When he enters a state of deep contemplation, he looks into his own mind. There being no-mind, he does not engage in thought. If thoughts of discrimination arise, he should become aware of them [...] Whatever thoughts arise, one does not examine [...] He does not examine any dharma whatsoever. If he becomes aware in this way of the arising (of thoughts, he perceives) the absence of self-existence [...] After sitting (in this manner) for a long time, the mind will become tame, and one will realize that his awareness is also discriminating mind [...] Awareness itself is without name or form [...] [T]he awareness and place where it occurs cannot be obtained by any search. There is no way of reflecting on the inconceivable. Not to cling even to this absence of thought is (the immediate access of) the Tathagatas. (Note: Cited in Paul Williams (1994), Mahayana Buddhism, p.195-196)

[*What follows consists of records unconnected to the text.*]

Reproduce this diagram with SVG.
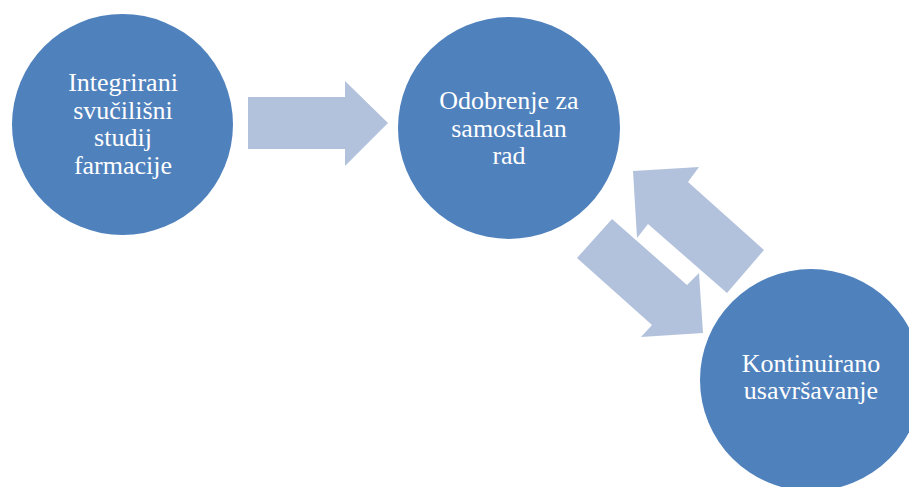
<svg xmlns="http://www.w3.org/2000/svg" width="909" height="487" viewBox="0 0 909 487">
<style>
.node{fill:#4F81BD}
.arr{fill:#B3C2DC}
text{font-family:"Liberation Serif","Times New Roman",serif;font-size:26px;fill:#FFFFFF;text-anchor:middle}
</style>
<rect width="909" height="487" fill="#FFFFFF"/>
<g id="connectors">
<polygon class="arr" points="248,97 345,97 345,81 388,123 345,166 345,149 248,149"/>
<polygon class="arr" points="633,171 699,167 688,182 764,250 727,293 648,224 637,238"/>
<polygon class="arr" points="612,219 687,285 699,273 703,333 641,337 652,325 577,258"/>
</g>
<g id="node1">
<circle class="node" cx="122.5" cy="124.5" r="110.5"/>
<text x="123" y="91">Integrirani</text>
<text x="123" y="118.5">svučilišni</text>
<text x="123" y="146">studij</text>
<text x="123" y="173.5">farmacije</text>
</g>
<g id="node2">
<circle class="node" cx="509" cy="128" r="111"/>
<text x="509" y="109">Odobrenje za</text>
<text x="509" y="136.5">samostalan</text>
<text x="509" y="164">rad</text>
</g>
<g id="node3">
<circle class="node" cx="811" cy="380" r="111"/>
<text x="811" y="372">Kontinuirano</text>
<text x="811" y="399">usavršavanje</text>
</g>
</svg>
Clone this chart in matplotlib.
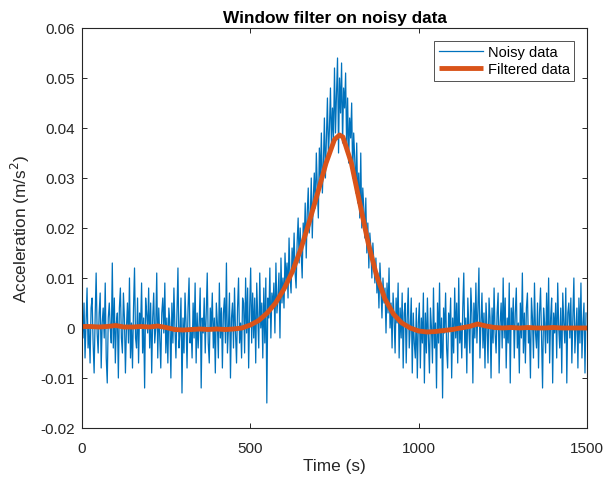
import matplotlib
matplotlib.use("Agg")
import matplotlib.pyplot as plt
import numpy as np

# ---- data (acceleration values in units of 1e-3 m/s^2) ----
noisy_time_step = 3  # seconds between noisy samples
noisy_milli = [
    3, -2, 5, -6, 1, 8, -4, 0, -7, 4,
    6, -3, -9, 2, 11, -1, -5, 3, 7, -8,
    1, 4, -2, 9, -6, -11, 2, 5, 0, -3,
    13, -4, 6, -7, 1, 3, -10, 4, 8, -2,
    -5, 7, 2, -9, 0, 5, -3, 10, -6, 1,
    -8, 4, 12, -2, -4, 6, -7, 3, 0, 9,
    -5, 2, -12, 6, 3, -1, 8, -4, 5, -9,
    2, 7, -3, 0, 11, -6, 4, -2, -8, 3,
    6, -1, 9, -5, 2, -7, 4, 1, -10, 5,
    -3, 8, 0, -6, 3, 12, -4, -1, 6, -13,
    2, -5, 7, 1, -8, 4, 10, -3, 0, -6,
    5, -2, 9, -7, 3, -4, 1, 8, -12, 2,
    -1, 6, -5, 3, 11, -3, -7, 4, 0, 7,
    -4, 2, -9, 5, 1, -6, 9, -2, 4, -8,
    3, 6, -3, 13, -5, 0, 7, -10, 2, 5,
    -4, 8, -1, -7, 4, 10, -3, 1, -6, 6,
    5, -5, 10, -1, 8, -8, 4, 12, -3, 7,
    -2, 6, -7, 9, 2, -4, 11, 0, 5, -6,
    8, -3, 10, -15, 6, 2, 12, -2, 7, 4,
    9, -1, 13, 3, 6, 11, -2, 14, 5, 10,
    4, 15, 9, 13, 6, 18, 10, 7, 16, 12,
    19, 11, 8, 17, 22, 13, 20, 15, 10, 21,
    17, 25, 14, 23, 28, 19, 22, 30, 18, 26,
    31, 24, 35, 28, 22, 36, 30, 39, 27, 33,
    42, 30, 38, 46, 34, 40, 48, 36, 44, 38,
    52, 39, 47, 54, 35, 50, 43, 53, 37, 48,
    44, 51, 36, 46, 33, 42, 38, 45, 30, 39,
    34, 27, 37, 25, 31, 22, 35, 20, 28, 24,
    18, 26, 15, 21, 12, 19, 16, 10, 17, 13,
    9, 14, 7, 11, 4, 13, 8, 2, 10, 5,
    8, -1, 9, 3, 12, 0, 5, -4, 7, 2,
    -5, 6, 1, 9, -6, 4, -2, 7, -8, 3,
    5, -7, 2, 8, -4, 0, 6, -9, 3, -3,
    -6, 4, -10, 1, 5, -8, 2, -3, 7, -11,
    3, -5, 6, -2, -9, 4, 0, -7, 8, -4,
    1, -12, 5, -3, 9, -6, 2, -14, 4, -1,
    7, -4, -8, 3, 0, 6, -10, 2, -5, 8,
    -2, 5, -7, 10, -3, 1, -6, 4, 11, -4,
    2, -9, 6, 0, -5, 8, 3, -11, 5, -2,
    9, -3, 4, 12, -6, 1, 7, -4, 3, -8,
    5, 0, -7, 6, 2, -10, 4, -3, 8, -1,
    -5, 3, 7, -9, 1, 5, -4, 10, -2, 6,
    -8, 2, -3, 9, -11, 4, 0, 6, -6, 3,
    8, -4, 1, -9, 5, -2, 11, -5, 3, -7,
    4, 7, -3, 0, -10, 6, 2, -6, 9, -1,
    -4, 5, -8, 3, 8, -2, -12, 4, 1, -5,
    7, -3, 10, -7, 2, 6, -11, 3, -1, 5,
    -6, 9, 0, -4, 4, -9, 7, 1, -3, 8,
    -11, 3, 5, -2, 6, -7, 2, 10, -5, 0,
    4, -8, 6, -3, 9, -6, 1, 5, -9, 3,
]

filtered_time = [
    0, 25, 50, 75, 100, 125, 150, 175, 200, 225,
    250, 275, 300, 325, 350, 375, 400, 425, 450, 475,
    500, 525, 550, 575, 600, 625, 650, 675, 700, 725,
    750, 765, 775, 800, 825, 850, 875, 900, 925, 950,
    975, 1000, 1025, 1050, 1075, 1100, 1125, 1150, 1175, 1200,
    1225, 1250, 1275, 1300, 1325, 1350, 1375, 1400, 1425, 1450,
    1475, 1500,
]
filtered_milli = [
    0.3, 0.3, 0.2, 0.3, 0.5, 0.2, 0.2, 0.3, 0.2, 0.4,
    0.1, -0.3, -0.4, -0.3, -0.2, -0.3, -0.2, -0.3, -0.2, 0.0,
    0.6, 1.5, 3.0, 5.0, 7.8, 11.3, 15.8, 21.2, 27.0, 33.0,
    37.7, 38.6, 38.2, 33.0, 25.0, 17.0, 10.5, 5.8, 2.8, 1.0,
    0.0, -0.6, -0.8, -0.7, -0.5, -0.3, 0.0, 0.3, 0.8, 0.4,
    0.1, 0.0, 0.1, 0.0, 0.1, 0.0, 0.0, 0.1, 0.0, 0.0,
    0.0, 0.0,
]

x_ticks = [0, 500, 1000, 1500]
y_ticks = [-0.02, -0.01, 0, 0.01, 0.02, 0.03, 0.04, 0.05, 0.06]
y_tick_labels = ["-0.02", "-0.01", "0", "0.01", "0.02", "0.03", "0.04", "0.05", "0.06"]

# ---- figure ----
plt.rcParams["font.family"] = ["Liberation Sans", "DejaVu Sans"]
plt.rcParams["axes.unicode_minus"] = False

fig = plt.figure(figsize=(6.14, 4.81), dpi=100)
ax = fig.add_axes([82 / 614, 1 - 429 / 481, (587 - 82) / 614, (429 - 29) / 481])

noisy_time = np.arange(len(noisy_milli)) * noisy_time_step
noisy = np.array(noisy_milli) / 1000.0
filtered = np.array(filtered_milli) / 1000.0

ax.plot(noisy_time, noisy, color="#0072BD", lw=0.9, label="Noisy data")
ax.plot(filtered_time, filtered, color="#D95319", lw=3.5, label="Filtered data",
        solid_capstyle="butt")

ax.set_xlim(0, 1500)
ax.set_ylim(-0.02, 0.06)
ax.set_xticks(x_ticks)
ax.set_xticklabels([str(t) for t in x_ticks])
ax.set_yticks(y_ticks)
ax.set_yticklabels(y_tick_labels)

axis_col = "#262626"
for s in ax.spines.values():
    s.set_color(axis_col)
    s.set_linewidth(0.8)
ax.tick_params(direction="in", length=3.5, width=0.7, colors=axis_col,
               labelsize=11, top=True, right=True)
ax.tick_params(axis="x", pad=9.5)
ax.tick_params(axis="y", pad=5)

ax.set_title("Window filter on noisy data", fontsize=12.4, fontweight="bold",
             color="black", pad=4)
ax.set_xlabel("Time (s)", fontsize=12.4, color=axis_col, labelpad=2)
ax.set_ylabel("Acceleration (m/s$^2$)", fontsize=12.4, color=axis_col, labelpad=6)

leg = ax.legend(loc="upper right", fontsize=10.5, frameon=True, fancybox=False,
                edgecolor=axis_col, borderpad=0.3, handlelength=3.05,
                handletextpad=0.3, labelspacing=0.2, borderaxespad=0.9)
leg.get_frame().set_linewidth(0.7)

fig.savefig("out.png", dpi=100, facecolor="white")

===Position regarding the six paramitas===
According to Moheyan, while the paramitas may be necessary for beings who are unable to attain awakening suddenly, for beings of higher spiritual capacity one can neither speak of the necessity nor non-necessity of the paramitas. For beings who have attained no-thought, the paramitas arise without conscious effort, in a kind of "automatic practice." On the other hand, for beings yet to attain non-conceptuality, the paramitas should be practiced, yet "without expectation of reward." Moheyan also makes a distinction between external and internal paramitas. The external paramitas refer to upāya, external practices which benefit others; while the internal paramita refers to prajñā, the non-conceptual wisdom by which one liberates oneself.

==Influence==
The teachings of Moheyan and other Chan masters were unified with the Kham Dzogchen ("Great Perfection") lineages (Note: This may or may not be congruent with the Kahma (Tibetan: bka' ma) lineages) through the Kunkhyen (Tibetan for "omniscient"), Rongzom Chokyi Zangpo. The Dzogchen of the Nyingma was often identified with the subitist ("sudden enlightenment") (Note: Tibetan: cig car gyi ‘jug pa) of Moheyan, and was called to defend itself against this charge by avowed members of the Sarma lineages that held to the staunch view of "gradual enlightenment" (Note: Tibetan: rim gyis ‘jug pa)

==Iconography==
According to Ying Chua, Moheyan is often iconographically depicted holding a conch shell (Skt. shankha) and prayer beads (Skt. mala):

He is usually depicted as a rotund and jovial figure and holding a mala, or prayer beads in his left hand and a sankha, conch shell in his right. He is often considered a benefactor of children and is usually depicted with at least one or more playing children around him.

An iconographic thangka depiction of Moheyan is held in the Southern Alleghenies Museum of Art (SAMA) collection, St. Francis College, Loretto, Pennsylvania.